The simplest way to consider the motion of some point mass along a circular trajectory is begin with Newton’s first law: that an object in motion remains in that motion, in the same direction, unless acted upon by an outside force. Since the motion of an object along a circular trajectory implies a motion in a continuously changing direction (coming back to point the same way only once per revolution), this law demands a continually applied force. This force, the centripetal force, is given by
F = m v² / R,
where m is the mass of the object, v its velocity and R the radius of it’s circular trajectory.
With this basic analysis, you can already answer a physics question: suppose someone is spinning a ball of mass 0.1 kg at the end of a string along a circular trajectory such that the ball is moving with a speed of 10 m/s and such that the distance from the ball to the person’s hand along the string is one meter. Using the equation for the centripetal force, we can then find the force that the string must exert on the ball to keep it in circular motion (the string tension): 10 N.

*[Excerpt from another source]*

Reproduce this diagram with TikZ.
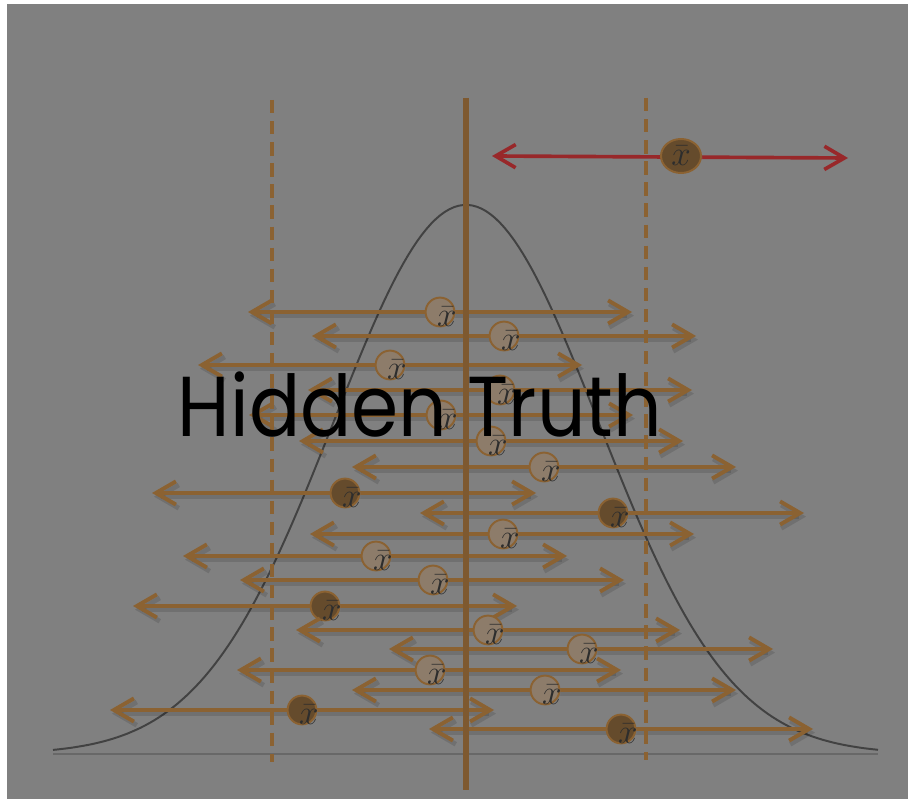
\documentclass[tikz,border=0pt]{standalone}
\usepackage{fontspec}
\newfontfamily\titlefont{Poppins}
\usetikzlibrary{arrows.meta,shapes.geometric,shadows}

\definecolor{slate}{RGB}{128,128,128}
\definecolor{ciline}{RGB}{139,98,50}
\definecolor{truthline}{RGB}{126,89,48}
\definecolor{lightfill}{RGB}{141,124,106}
\definecolor{darkfill}{RGB}{101,75,44}
\definecolor{redline}{RGB}{152,40,42}
\definecolor{bellgray}{RGB}{66,66,66}
\definecolor{xbarink}{RGB}{45,45,45}

\tikzset{
  barb/.tip={Straight Barb[length=0.5cm,width=0.58cm]},
  ci/.style={draw=ciline, line width=2.8pt, barb-barb,
    preaction={draw=black, opacity=0.12, line width=3.4pt,
      transform canvas={shift={(0.05cm,-0.09cm)}}}},
  redci/.style={draw=redline, line width=2.6pt, barb-barb},
  meanshape/.style={circle, draw=ciline, line width=1.4pt, minimum size=0.72cm,
    inner sep=0pt, drop shadow={opacity=0.22, shadow xshift=0.04cm, shadow yshift=-0.07cm}},
  mean/.style={meanshape, label={[xbar]center:$\bar{x}$}},
  xbar/.style={xshift=0.17cm, yshift=-0.11cm, text=xbarink, font=\fontsize{23}{23}\selectfont},
  lightmean/.style={mean, fill=lightfill},
  darkmean/.style={mean, fill=darkfill},
  bell/.style={draw=bellgray, line width=1.4pt},
  limit/.style={draw=ciline, line width=2.5pt, dash pattern=on 9.5pt off 5.5pt},
}

\begin{document}
\begin{tikzpicture}[x=0.025cm, y=-0.025cm]
  \useasboundingbox (0,0) rectangle (908,799);
  \fill[white] (0,0) rectangle (908,799);
  \fill[slate] (7,4) rectangle (908,799);

  % sampling distribution
  \coordinate (base l) at (53,754);
  \coordinate (base r) at (878,754);
  \draw[bell, line width=1pt, draw=bellgray!80] (base l) -- (base r);
  \draw[bell] plot[domain=53:878, samples=180] (\x, {754-549*exp(-0.5*((\x-466)/132)^2)});

  % one interval per sample
  \coordinate (l1) at (248,312); \coordinate (r1) at (632,312); \draw[ci] (l1) -- (r1); \node[lightmean] (m1) at (440,312) {};
  \coordinate (l2) at (312,336); \coordinate (r2) at (696,336); \draw[ci] (l2) -- (r2); \node[lightmean] (m2) at (504,336) {};
  \coordinate (l3) at (198,365); \coordinate (r3) at (582,365); \draw[ci] (l3) -- (r3); \node[lightmean] (m3) at (390,365) {};
  \coordinate (l4) at (308,390); \coordinate (r4) at (692,390); \draw[ci] (l4) -- (r4); \node[lightmean] (m4) at (500,390) {};
  \coordinate (l5) at (249,415); \coordinate (r5) at (633,415); \draw[ci] (l5) -- (r5); \node[lightmean] (m5) at (441,415) {};
  \coordinate (l6) at (299,441); \coordinate (r6) at (683,441); \draw[ci] (l6) -- (r6); \node[lightmean] (m6) at (491,441) {};
  \coordinate (l7) at (352,467); \coordinate (r7) at (736,467); \draw[ci] (l7) -- (r7); \node[lightmean] (m7) at (544,467) {};
  \coordinate (l8) at (152,493); \coordinate (r8) at (536,493); \draw[ci] (l8) -- (r8); \node[darkmean] (m8) at (345,493) {};
  \coordinate (l9) at (420,513); \coordinate (r9) at (804,513); \draw[ci] (l9) -- (r9); \node[darkmean] (m9) at (613,513) {};
  \coordinate (l10) at (310,534); \coordinate (r10) at (694,534); \draw[ci] (l10) -- (r10); \node[lightmean] (m10) at (503,534) {};
  \coordinate (l11) at (183,556); \coordinate (r11) at (567,556); \draw[ci] (l11) -- (r11); \node[lightmean] (m11) at (376,556) {};
  \coordinate (l12) at (240,580); \coordinate (r12) at (624,580); \draw[ci] (l12) -- (r12); \node[lightmean] (m12) at (433,580) {};
  \coordinate (l13) at (133,606); \coordinate (r13) at (517,606); \draw[ci] (l13) -- (r13); \node[darkmean] (m13) at (325,606) {};
  \coordinate (l14) at (296,630); \coordinate (r14) at (680,630); \draw[ci] (l14) -- (r14); \node[lightmean] (m14) at (488,630) {};
  \coordinate (l15) at (389,649); \coordinate (r15) at (773,649); \draw[ci] (l15) -- (r15); \node[lightmean] (m15) at (582,649) {};
  \coordinate (l16) at (237,670); \coordinate (r16) at (621,670); \draw[ci] (l16) -- (r16); \node[lightmean] (m16) at (430,670) {};
  \coordinate (l17) at (352,690); \coordinate (r17) at (736,690); \draw[ci] (l17) -- (r17); \node[lightmean] (m17) at (545,690) {};
  \coordinate (l18) at (110,710); \coordinate (r18) at (494,710); \draw[ci] (l18) -- (r18); \node[darkmean] (m18) at (302,710) {};
  \coordinate (l19) at (429,729); \coordinate (r19) at (813,729); \draw[ci] (l19) -- (r19); \node[darkmean] (m19) at (621,729) {};

  % the interval that misses
  \coordinate (red l) at (492,156);
  \coordinate (red r) at (848,158);
  \draw[redci] (red l) -- (red r);
  \node[meanshape, ellipse, fill=darkfill, minimum width=1cm, minimum height=0.85cm,
    label={[xbar, xshift=-0.17cm, yshift=0.11cm]center:$\bar{x}$}] (odd) at (681,156) {};

  % true mean and cut-offs
  \coordinate (lo top) at (272,100); \coordinate (lo bot) at (272,762);
  \coordinate (hi top) at (646,98); \coordinate (hi bot) at (646,760);
  \draw[limit] (lo top) -- (lo bot);
  \draw[limit] (hi top) -- (hi bot);
  \coordinate (truth top) at (466,98);
  \coordinate (truth bot) at (466,790);
  \draw[draw=truthline, line width=4.8pt] (truth top) -- (truth bot);

  \node[font=\titlefont\fontsize{54}{54}\selectfont, anchor=base, yscale=1.12, transform shape] (title) at (420,437) {Hidden Truth};
\end{tikzpicture}
\end{document}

Rather than shoehorning circular motion into the machinery of straight-line mechanics, as was done above, it is often easier to employ a series of rotational quantities analogous to the usual straight line quantities. The new quantities that will be used:
Angular position (θ): Considering the origin as the center of the circular motion, any point along the trajectory can be described simply by an angle from some reference point on the trajectory. Thus, as the object moves along the trajectory, it sweeps out angles from 0 degrees to 360 degrees repeatedly. These angles are often written in radians rather than degrees (0 to 2*Pi instead of 0 to 360).
Angular velocity (ω): Akin to the angular position, the angular velocity is written as some amount of angle through which the object passes in some time (rad/s), the time-derivative of angular position.
Angular acceleration (α): The rate of change of angular velocity (second time-derivative of angular position).
Moment of inertia (I): A quantity that describes both the mass of an object and the radial distribution of that mass and is given by
I = m R²,
where m is the mass and R is the distance from the center of rotation. Thus a 1 kg mass will have a moment of inertia of 1 kg m² if it is 1 m away from the center of rotation, but 4 kg m² if it is 2 m away.
Torque (N): A quantity that describes both the force applied to a rotating body and the position at which the force is applied and that is given by the vector equation
N = r x F,
where r is the vector pointing radially from the center of rotation to the point where the force is applied and F is the force vector. In the simple case where r and F are perpendicular (where the force is applied in the direction of circular motion), this reduces to just
N = r F.
Having defined these quantities, it is then possible to write a purely rotation analog to Newton’s second law, in which the force is replaced by torque, the mass by the moment of inertia and the acceleration by the angular acceleration, taking the form:
N = I α.
One can also write down an expression for the rotational kinetic energy (K):
K = I ω²
In this more sophisticated treatment, one is not limited to considering the motion only of point masses at a given radius; the moment of inertia can be computed for any object about the center of rotation, e.g. disc, sphere, rod, etc. This can be done either by referencing a table of common moments of inertia or by computing the integral of the object’s mass density times the radius squared over the extent of the object.